Where now the £40-£50.000 live-aboard ?
For the very last part of this as i really need to wind this up today i am going to do a quick run through of some of the small sailing boats that i know have been used as live-aboard boats. The Corribee i have already mentioned as that was a mate of mine, a slightly larger boat is one that i saw when i was based in Falmouth last year and not much larger than my own. There happens to be at least one of these on Ebay right now. This is a Newbridge boats ‘Virgo Voyager’ slightly longer than my little boat but just enough larger all round to allow a more practical micro-home. One of these would do the same job as my boat does albeit with a slight draft restriction.

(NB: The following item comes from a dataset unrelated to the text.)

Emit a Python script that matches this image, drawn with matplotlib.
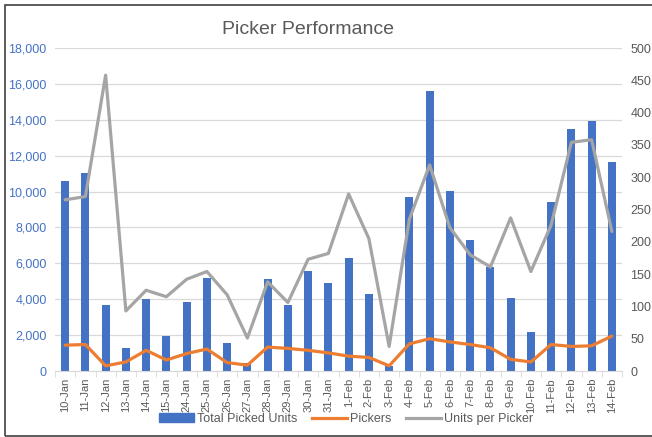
import numpy as np
from matplotlib import pyplot as plt
from matplotlib.patches import Rectangle, Patch
from matplotlib.lines import Line2D
from matplotlib.ticker import FuncFormatter, FixedLocator

plt.rcParams['font.family'] = ['Liberation Sans', 'DejaVu Sans']

# data
dates = ['10-Jan', '11-Jan', '12-Jan', '13-Jan', '14-Jan', '15-Jan', '24-Jan',
         '25-Jan', '26-Jan', '27-Jan', '28-Jan', '29-Jan', '30-Jan', '31-Jan',
         '1-Feb', '2-Feb', '3-Feb', '4-Feb', '5-Feb', '6-Feb', '7-Feb', '8-Feb',
         '9-Feb', '10-Feb', '11-Feb', '12-Feb', '13-Feb', '14-Feb']
total_units = [10600, 11050, 3700, 1300, 4000, 1950, 3850, 5200, 1550, 450,
               5100, 3700, 5550, 4900, 6300, 4300, 300, 9700, 15600, 10050,
               7300, 5800, 4050, 2150, 9400, 13500, 13950, 11650]
pickers = [40, 41, 8, 14, 32, 17, 27, 34, 13, 9, 37, 35, 32, 28, 23, 21, 8,
           42, 50, 45, 41, 36, 18, 14, 41, 38, 39, 54]
units_per_picker = [265, 270, 458, 93, 125, 115, 142, 154, 118, 51, 138, 106,
                    173, 182, 274, 205, 38, 235, 319, 222, 180, 161, 237, 154,
                    226, 354, 358, 216]

BLUE = '#4472C4'
ORANGE = '#ED7D31'
GRAY = '#A5A5A5'
TXT = '#595959'
GRID = '#D9D9D9'

fig = plt.figure(figsize=(6.52, 4.37), dpi=100)
ax = fig.add_axes([55/652, 66/437, (622-55)/652, (371-48)/437])
ax2 = ax.twinx()

x = np.arange(len(dates))
ax.bar(x, total_units, width=0.4, color=BLUE, zorder=2)
ax2.plot(x, pickers, color=ORANGE, lw=2.3, solid_capstyle='round', zorder=3)
ax2.plot(x, units_per_picker, color=GRAY, lw=2.3, solid_capstyle='round', zorder=3)

ax.set_xlim(-0.5, len(dates) - 0.5)
ax.set_ylim(0, 18000)
ax.set_yticks(np.arange(0, 18001, 2000))
ax.yaxis.set_major_formatter(FuncFormatter(lambda v, p: f'{int(v):,}'))
ax2.set_ylim(0, 500)
ax2.set_yticks(np.arange(0, 501, 50))

ax.grid(axis='y', color=GRID, lw=0.9, zorder=0)
ax.set_axisbelow(True)
for a in (ax, ax2):
    for s in a.spines.values():
        s.set_visible(False)
ax.spines['bottom'].set_visible(True)
ax.spines['bottom'].set_color(GRID)

ax.set_xticks(x)
ax.set_xticklabels(dates, rotation=90, fontsize=8, color=TXT)
ax.xaxis.set_minor_locator(FixedLocator(np.arange(-0.5, len(dates), 1)))
ax.tick_params(axis='x', which='major', length=0, pad=5)
ax.tick_params(axis='x', which='minor', length=4, color=GRID)
ax.tick_params(axis='y', length=0, labelsize=9, labelcolor=BLUE, pad=6)
ax2.tick_params(axis='y', length=0, labelsize=9, labelcolor=TXT, pad=6)

fig.text(308/652, 1 - 29/437, 'Picker Performance', ha='center', va='center',
         fontsize=14, color=TXT)

handles = [Patch(color=BLUE), Line2D([], [], color=ORANGE, lw=2.3),
           Line2D([], [], color=GRAY, lw=2.3)]
fig.legend(handles, ['Total Picked Units', 'Pickers', 'Units per Picker'],
           loc='center', bbox_to_anchor=(346/652, 1 - 419/437), ncol=3,
           frameon=False, fontsize=9, labelcolor=TXT, handlelength=2.8,
           handleheight=0.7, columnspacing=1.2, handletextpad=0.2)

# chart border, right edge runs off the picture
fig.patches.append(Rectangle((5/652, 1/437), 1.2, 431/437, transform=fig.transFigure,
                             fill=False, edgecolor='#404040', lw=1.2))

plt.savefig('out.png', dpi=100)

Virgo Voyager (not my photograph)
Slightly larger is one of 2 Macwester 26’s and 27’s that came up on a recent search. One of them was advertised as having been used by it’s owner as a live-aboard, once again in a Falmouth marina. The one i have highlighted here isn’t the one that i saw advertised as having been a live-aboard (already sold i believe) but there are several of the same class on the market right now. This is a slightly scruffy but ‘do-able’ one. At this size the living space is starting to become a lot easier to deal with because what that size allows is a separate sleeping space, a workable galley and somewhere to sit comfortably and work.
My own choice at a very similar size would be the Rossiter Pintail which is on my actual list. Again this isn’t the actual boat but the same class as the one for sale over in N.Wales right now and on the hot list.
In terms of actual money a bare-bones Corribee would come in at less that a thousand pounds, there are several Virgo Voyagers on the market at the £2-3,000 mark and the one Rossiter at just over £6.000.